Some records:
● ● ●

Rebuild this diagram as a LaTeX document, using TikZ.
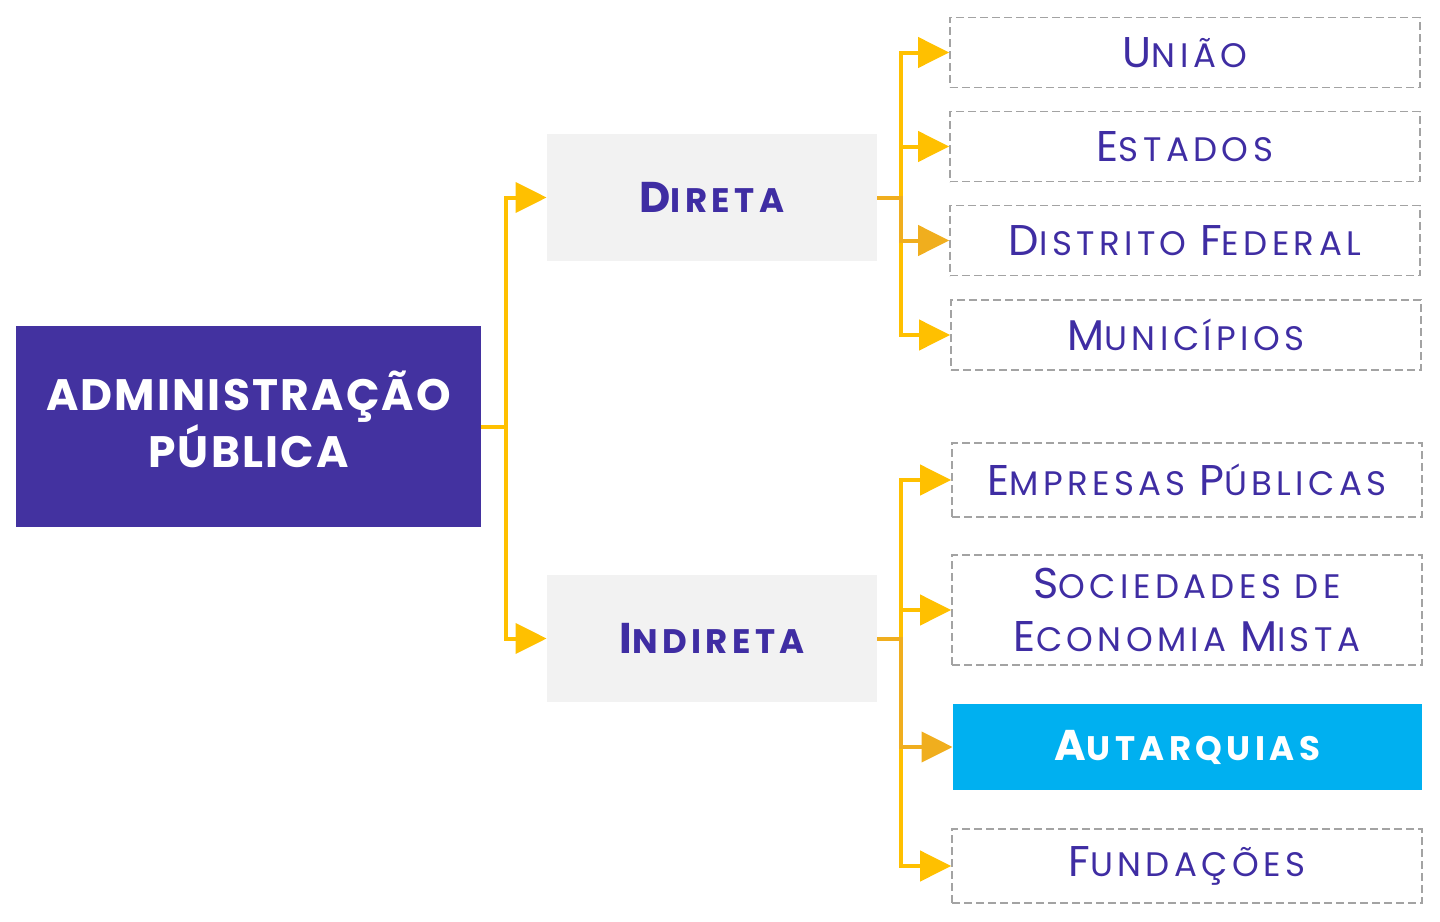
\documentclass[tikz,border=0pt]{standalone}
\usepackage{fontspec}
\setmainfont{Poppins}
\newfontfamily\itemfont{Poppins}[LetterSpace=13]
\newfontfamily\admfont{Poppins}[LetterSpace=5]
\usetikzlibrary{arrows.meta,positioning,calc}
\definecolor{admpurple}{HTML}{4332A0}
\definecolor{txtpurple}{HTML}{3F2DA3}
\definecolor{boxgray}{HTML}{F2F2F2}
\definecolor{dashgray}{HTML}{A3A3A3}
\definecolor{autblue}{HTML}{00B0F0}
\definecolor{linkyellow}{HTML}{FFC000}
\definecolor{linkorange}{HTML}{F0AE1E}

% fake small caps: big initial, smaller rest
\newcommand\capbig{\fontsize{21.5}{26.5}\selectfont}
\newcommand\capsmall{\fontsize{17}{26.5}\selectfont}
\newcommand\scword[2]{{\capbig #1}{\capsmall #2}}

\begin{document}
\begin{tikzpicture}[
  x=0.5pt, y=-0.5pt,
  mainbox/.style={fill=admpurple, text=white, font=\admfont\bfseries\fontsize{22}{26}\selectfont,
                  align=center, minimum width=232.5pt, minimum height=100.5pt, inner sep=0pt,
                  text depth=7pt},
  kindbox/.style={fill=boxgray, text=txtpurple, font=\itemfont\bfseries\capsmall, minimum width=165pt,
                  minimum height=63.5pt, inner sep=0pt},
  entity/.style={draw=dashgray, dash pattern=on 4pt off 2pt, line width=0.8pt, text=txtpurple,
                 font=\itemfont\capsmall, align=center, minimum width=235pt, minimum height=35pt,
                 inner sep=0pt},
  link/.style={-{Triangle[length=15.5pt, width=15pt]}, linkyellow, line width=2pt},
]
  \useasboundingbox (0,0) rectangle (1440,921);

  \node[mainbox] (adm) at (248.5,426.5) {ADMINISTRAÇÃO\\PÚBLICA};

  \node[kindbox] (dir) at (712,197.5) {\scword{D}{IRETA}};
  \node[kindbox] (ind) at (712,638.5) {\scword{I}{NDIRETA}};

  % direta
  \node[entity] (uni) at (1185,52.5)  {\scword{U}{NIÃO}};
  \node[entity] (est) at (1185,146.5) {\scword{E}{STADOS}};
  \node[entity] (dfe) at (1185,240.5) {\scword{D}{ISTRITO} \scword{F}{EDERAL}};
  \node[entity] (mun) at (1186,335)   {\scword{M}{UNICÍPIOS}};

  % indireta
  \node[entity, minimum height=37pt] (emp) at (1187,480) {\scword{E}{MPRESAS} \scword{P}{ÚBLICAS}};
  \node[entity, minimum height=55pt] (soc) at (1187,610)
    {\scword{S}{OCIEDADES} DE\\\scword{E}{CONOMIA} \scword{M}{ISTA}};
  \node[fill=autblue, text=white, font=\itemfont\bfseries\capsmall, minimum width=234.5pt,
        minimum height=43pt, inner sep=0pt] (aut) at (1187.5,747) {\scword{A}{UTARQUIAS}};
  \node[entity, minimum height=37pt] (fun) at (1187,866) {\scword{F}{UNDAÇÕES}};

  \draw[link] (adm.east) -- ++(25,0) |- (dir.west);
  \draw[link] (adm.east) -- ++(25,0) |- (ind.west);

  \foreach \n in {uni,est,mun}
    \draw[link] (dir.east) -- ++(24,0) |- (\n.west);
  \draw[link, linkorange] (dir.east) -- ++(24,0) |- (dfe.west);

  \foreach \n in {emp,soc,fun}
    \draw[link] (ind.east) -- ++(24,0) |- (\n.west);
  \draw[link, linkorange] (ind.east) -- ++(24,0) |- (aut.west);
\end{tikzpicture}
\end{document}
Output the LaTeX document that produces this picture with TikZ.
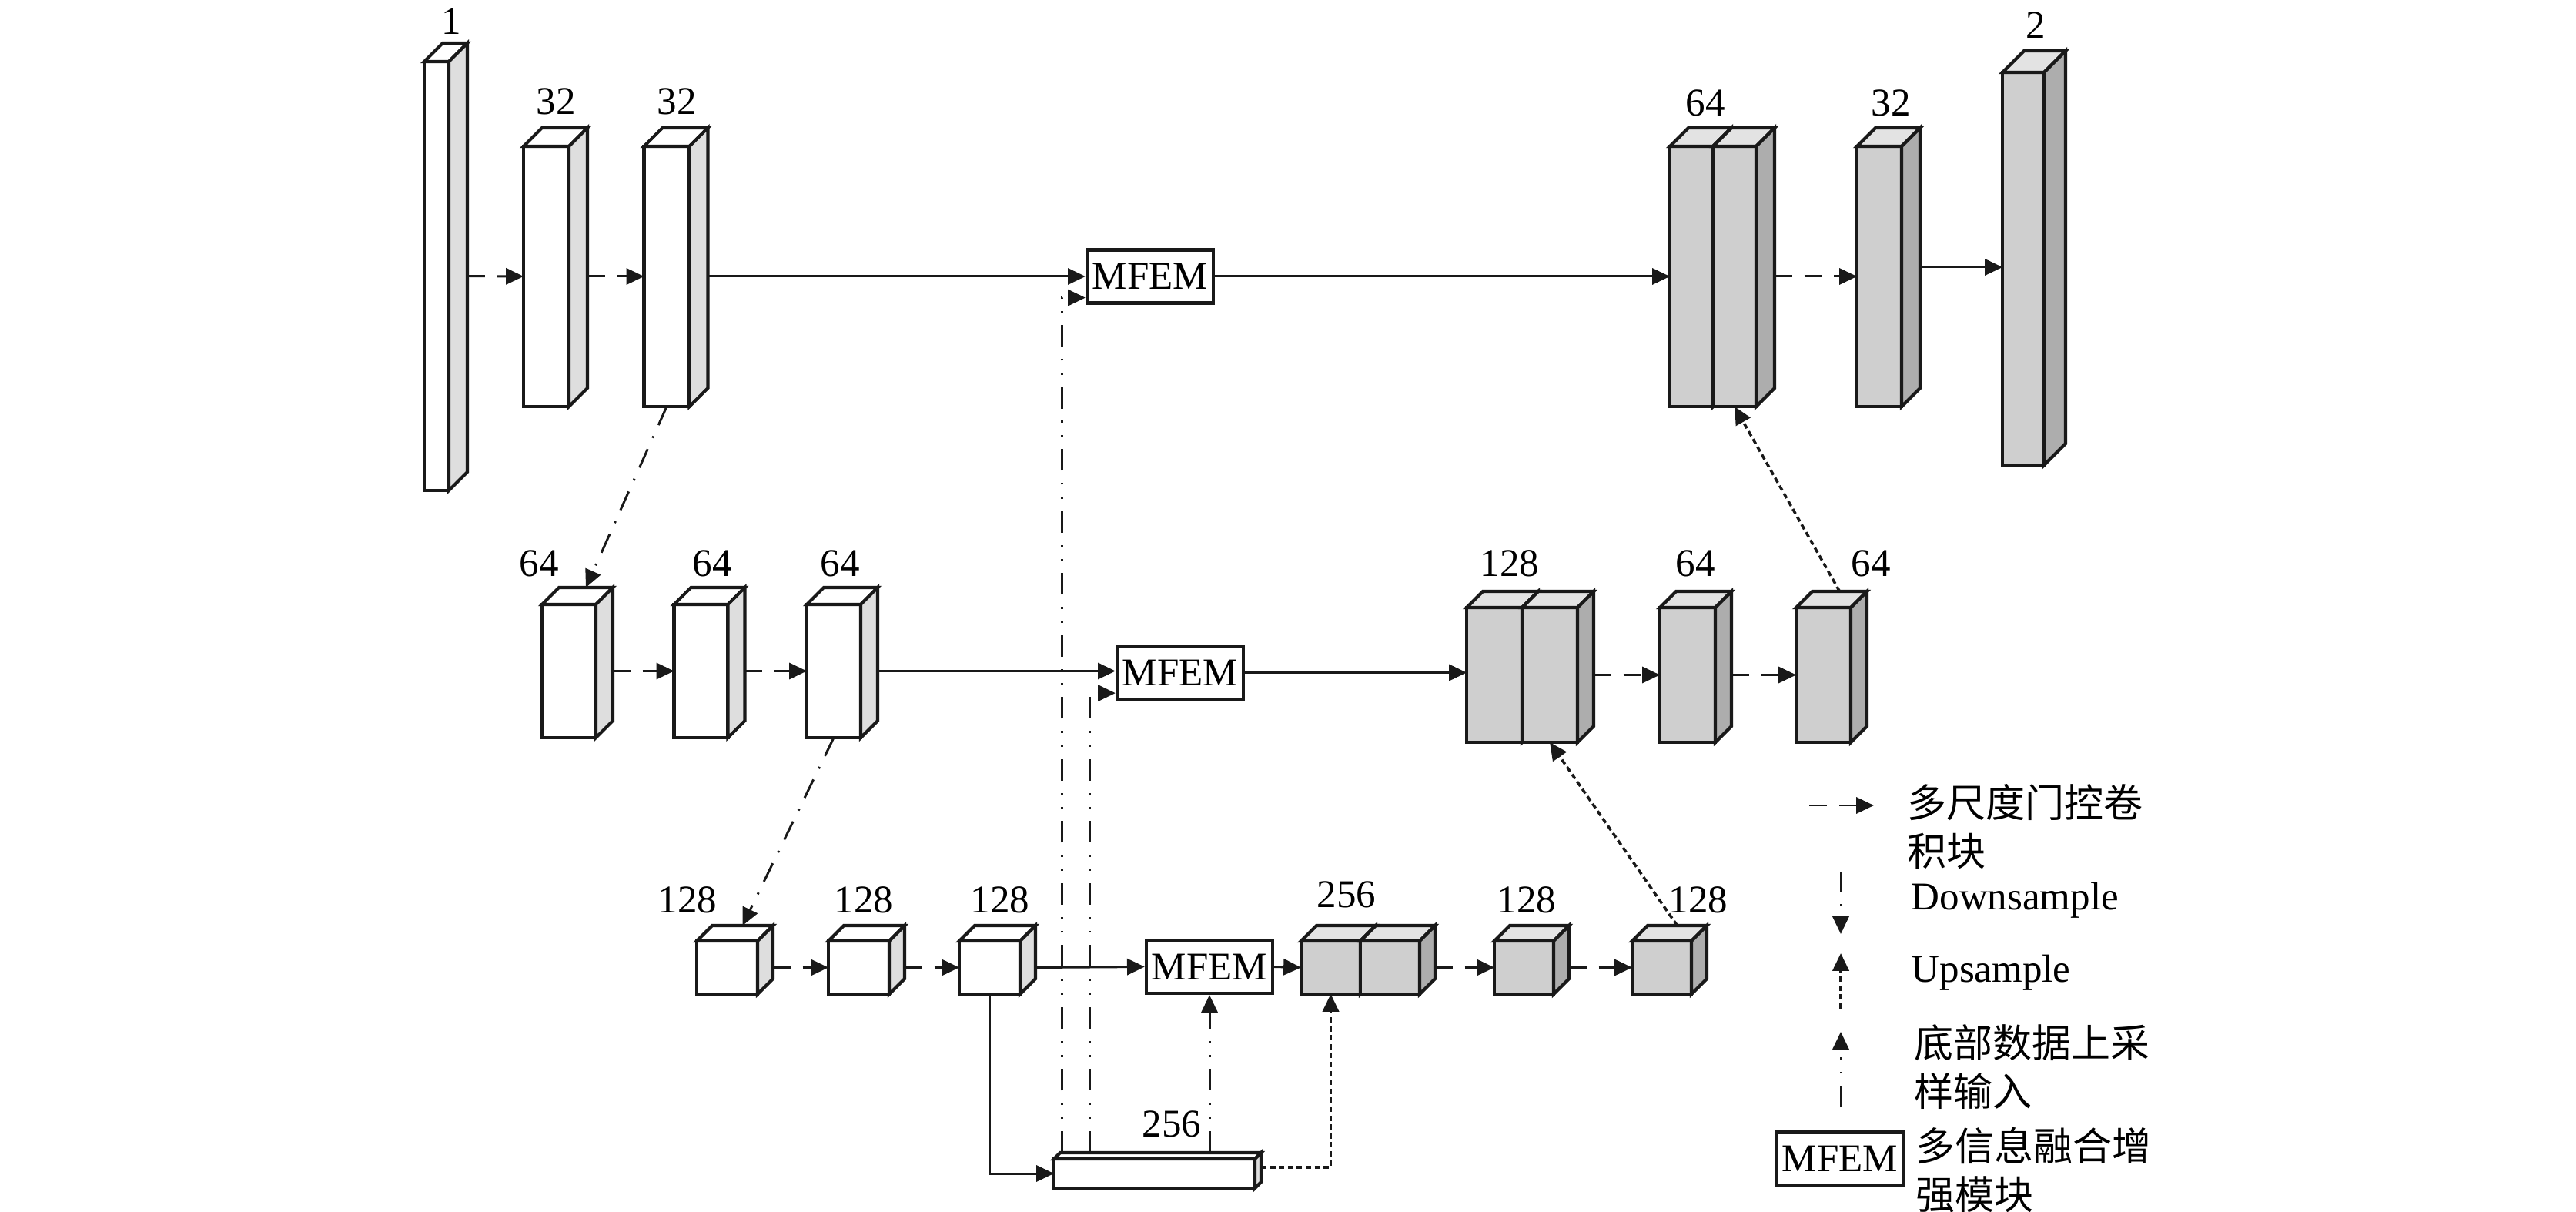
\documentclass[tikz,border=0pt]{standalone}
\usepackage{fontspec}
\setmainfont{Liberation Serif}
\newfontfamily\cjk{Noto Sans CJK SC}
\usetikzlibrary{arrows.meta,calc,positioning}

\colorlet{encfront}{white}
\colorlet{enctop}{white}
\colorlet{encside}{black!13}
\colorlet{decfront}{black!19}
\colorlet{dectop}{black!11}
\colorlet{decside}{black!32}

\tikzset{
  fmapface/.style={draw=black!90, line width=1.2pt, line join=miter},
  fmapfront/.style={fmapface, fill=#1front, inner sep=0pt, outer sep=0pt},
  mfem/.style={draw=black!90, line width=1.2pt, minimum width=1.64cm, minimum height=0.69cm, inner sep=0pt, font=\fontsize{14.5}{17}\selectfont},
  lbl/.style={inner sep=0pt, font=\fontsize{14.5}{17}\selectfont},
  legtext/.style={inner sep=0pt, align=left, anchor=north west, font=\cjk\fontsize{14.5}{17.9}\selectfont},
  conn/.style={draw=black!90, line width=0.85pt, -{Triangle[length=6.5pt,width=6pt]}},
  gated/.style={conn, dash pattern=on 6.5pt off 4.5pt},
  down/.style={conn, dash pattern=on 7.5pt off 4.5pt on 0.7pt off 4.5pt},
  upin/.style={conn, dash pattern=on 8pt off 4.5pt on 0.7pt off 4.5pt on 0.7pt off 4.5pt},
  up/.style={conn, line width=1pt, dash pattern=on 2pt off 1.3pt},
  skip/.style={conn},
}

% feature map: name, x, y, width, height, depth, colour set
\newcommand{\fmap}[7]{%
  \node[fmapfront=#7, minimum width=#4*0.01cm, minimum height=#5*0.01cm] (#1) at (#2,#3) {};
  \draw[fmapface, fill=#7top] (#1.north west) -- ++(#6,-#6) -- ++(#4,0) -- (#1.north east) -- cycle;
  \draw[fmapface, fill=#7side] (#1.north east) -- ++(#6,-#6) -- ++(0,#5) -- (#1.south east) -- cycle;
}

\begin{document}
\begin{tikzpicture}[x=0.01cm, y=-0.01cm]
    \useasboundingbox (0,0) rectangle (3346,1574);

    % Encoder, level 1
    \fmap{in}{567}{358.5}{32}{557}{24}{enc}
    \fmap{ea1}{709.5}{359}{59}{338}{24}{enc}
    \fmap{ea2}{866}{359}{59}{338}{24}{enc}
    % Encoder, level 2
    \fmap{eb1}{739}{871.5}{70}{173}{22}{enc}
    \fmap{eb2}{910.5}{871.5}{70}{173}{22}{enc}
    \fmap{eb3}{1083}{871.5}{70}{173}{22}{enc}
    % Encoder, level 3
    \fmap{ec1}{944.5}{1256.5}{79}{69}{20}{enc}
    \fmap{ec2}{1115.5}{1256.5}{79}{69}{20}{enc}
    \fmap{ec3}{1285.5}{1256.5}{79}{69}{20}{enc}
    % Bottom
    \fmap{bot}{1499.5}{1524}{261}{38}{8}{enc}

    % Decoder, level 1
    \fmap{da1}{2197}{359}{56}{338}{24}{dec}
    \fmap{da2}{2253}{359}{56}{338}{24}{dec}
    \fmap{da3}{2441}{359}{58}{338}{24}{dec}
    \fmap{out}{2628}{349}{54}{510}{28}{dec}
    % Decoder, level 2
    \fmap{db1}{1941}{876.5}{72}{175}{21}{dec}
    \fmap{db2}{2013}{876.5}{72}{175}{21}{dec}
    \fmap{db3}{2192}{876.5}{72}{175}{21}{dec}
    \fmap{db4}{2368.5}{876.5}{71}{175}{21}{dec}
    % Decoder, level 3
    \fmap{dc1}{1728.5}{1256.5}{77}{69}{20}{dec}
    \fmap{dc2}{1805.5}{1256.5}{77}{69}{20}{dec}
    \fmap{dc3}{1979.5}{1256.5}{77}{69}{20}{dec}
    \fmap{dc4}{2158.5}{1256.5}{77}{69}{20}{dec}

    % MFEM blocks
    \node[mfem] (m1) at (1494,359) {MFEM};
    \node[mfem] (m2) at (1533,873.5) {MFEM};
    \node[mfem] (m3) at (1571,1255.5) {MFEM};

    % Channel numbers
    \node[lbl] (n1) at (586,28) {1};
    \node[lbl] (n2) at (722,132) {32};
    \node[lbl] (n3) at (879,132) {32};
    \node[lbl] (n4) at (2215,134) {64};
    \node[lbl] (n5) at (2456,134) {32};
    \node[lbl] (n6) at (2644,33) {2};
    \node[lbl] (n7) at (700,732) {64};
    \node[lbl] (n8) at (925,732) {64};
    \node[lbl] (n9) at (1091,732) {64};
    \node[lbl] (n10) at (1961,732) {128};
    \node[lbl] (n11) at (2202,732) {64};
    \node[lbl] (n12) at (2430,732) {64};
    \node[lbl] (n13) at (893,1169) {128};
    \node[lbl] (n14) at (1122,1169) {128};
    \node[lbl] (n15) at (1299,1169) {128};
    \node[lbl] (n16) at (1749,1162) {256};
    \node[lbl] (n17) at (1983,1169) {128};
    \node[lbl] (n18) at (2206,1169) {128};
    \node[lbl] (n19) at (1522,1460) {256};

    % Level 1 links
    \draw[gated] ($(in.east)+(24,0)$) -- (ea1.west);
    \draw[gated] ($(ea1.east)+(24,0)$) -- (ea2.west);
    \draw[skip] ($(ea2.east)+(24,0)$) -- (m1.west);
    \draw[skip] (m1.east) -- (da1.west);
    \draw[gated] ($(da2.east)+(24,0)$) -- (da3.west);
    \draw[skip] ($(da3.east)+(24,-12)$) -- ($(out.west)+(0,-2)$);

    % Level 2 links
    \draw[gated] ($(eb1.east)+(22,0)$) -- (eb2.west);
    \draw[gated] ($(eb2.east)+(22,0)$) -- (eb3.west);
    \draw[skip] ($(eb3.east)+(22,0)$) -- (m2.west |- eb3.east);
    \draw[skip] (m2.east) -- (db1.west |- m2.east);
    \draw[gated] ($(db2.east)+(21,0)$) -- (db3.west);
    \draw[gated] ($(db3.east)+(21,0)$) -- (db4.west);

    % Level 3 links
    \draw[gated] ($(ec1.east)+(20,0)$) -- (ec2.west);
    \draw[gated] ($(ec2.east)+(20,0)$) -- (ec3.west);
    \draw[skip] ($(ec3.east)+(20,0)$) -- (m3.west);
    \draw[skip] (m3.east) -- (dc1.west);
    \draw[gated] ($(dc2.east)+(20,0)$) -- (dc3.west);
    \draw[gated] ($(dc3.east)+(20,0)$) -- (dc4.west);

    % Downsample and upsample
    \draw[down] (ea2.south) -- ($(eb1.north)+(22,-22)$);
    \draw[down] (eb3.south) -- ($(ec1.north)+(20,-20)$);
    \draw[up] ($(db4.north)+(21,-21)$) -- (da2.south);
    \draw[up] ($(dc4.north)+(20,-20)$) -- (db2.south);

    % Bottom data
    \draw[skip] (ec3.south) |- (bot.west);
    \draw[upin] ($(bot.north west)+(10,-8)$) |- ($(m1.south west)+(0,-9)$);
    \draw[upin] ($(bot.north west)+(46,-8)$) |- ($(m2.south west)+(0,-10)$);
    \draw[upin] ($(m3.south |- bot.north)+(0,-8)$) -- (m3.south);
    \draw[up] ($(bot.east)+(8,-8)$) -| (dc1.south);

    % Legend
    \coordinate (lg1s) at (2350,1046);
    \coordinate (lg1e) at (2434,1046);
    \coordinate (lg2s) at (2391,1132);
    \coordinate (lg2e) at (2391,1213);
    \coordinate (lg3s) at (2391,1310);
    \coordinate (lg3e) at (2391,1238);
    \coordinate (lg4s) at (2391,1438);
    \coordinate (lg4e) at (2391,1340);
    \draw[gated] (lg1s) -- (lg1e);
    \draw[down] (lg2s) -- (lg2e);
    \draw[up] (lg3s) -- (lg3e);
    \draw[upin] (lg4s) -- (lg4e);
    \node[legtext] (lt1) at (2477,1018) {多尺度门控卷\\积块};
    \node[lbl, anchor=west] (lt2) at (2482,1169) {Downsample};
    \node[lbl, anchor=west] (lt3) at (2482,1263) {Upsample};
    \node[legtext] (lt4) at (2486,1330) {底部数据上采\\样输入};
    \node[mfem] (mlg) at (2390,1505) {MFEM};
    \node[legtext] (lt5) at (2488,1463) {多信息融合增\\强模块};
\end{tikzpicture}
\end{document}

● ● ●

| EXERCISE GOAL |
Only the lines from the top of the data through the line with "(adm) at (248.5,426.5)" should be quoted, exactly and with both ends kept; skip the pictures.

| IN RESPONSE |
Rebuild this diagram as a LaTeX document, using TikZ.
\documentclass[tikz,border=0pt]{standalone}
\usepackage{fontspec}
\setmainfont{Poppins}
\newfontfamily\itemfont{Poppins}[LetterSpace=13]
\newfontfamily\admfont{Poppins}[LetterSpace=5]
\usetikzlibrary{arrows.meta,positioning,calc}
\definecolor{admpurple}{HTML}{4332A0}
\definecolor{txtpurple}{HTML}{3F2DA3}
\definecolor{boxgray}{HTML}{F2F2F2}
\definecolor{dashgray}{HTML}{A3A3A3}
\definecolor{autblue}{HTML}{00B0F0}
\definecolor{linkyellow}{HTML}{FFC000}
\definecolor{linkorange}{HTML}{F0AE1E}

% fake small caps: big initial, smaller rest
\newcommand\capbig{\fontsize{21.5}{26.5}\selectfont}
\newcommand\capsmall{\fontsize{17}{26.5}\selectfont}
\newcommand\scword[2]{{\capbig #1}{\capsmall #2}}

\begin{document}
\begin{tikzpicture}[
  x=0.5pt, y=-0.5pt,
  mainbox/.style={fill=admpurple, text=white, font=\admfont\bfseries\fontsize{22}{26}\selectfont,
                  align=center, minimum width=232.5pt, minimum height=100.5pt, inner sep=0pt,
                  text depth=7pt},
  kindbox/.style={fill=boxgray, text=txtpurple, font=\itemfont\bfseries\capsmall, minimum width=165pt,
                  minimum height=63.5pt, inner sep=0pt},
  entity/.style={draw=dashgray, dash pattern=on 4pt off 2pt, line width=0.8pt, text=txtpurple,
                 font=\itemfont\capsmall, align=center, minimum width=235pt, minimum height=35pt,
                 inner sep=0pt},
  link/.style={-{Triangle[length=15.5pt, width=15pt]}, linkyellow, line width=2pt},
]
  \useasboundingbox (0,0) rectangle (1440,921);

  \node[mainbox] (adm) at (248.5,426.5) {ADMINISTRAÇÃO\\PÚBLICA};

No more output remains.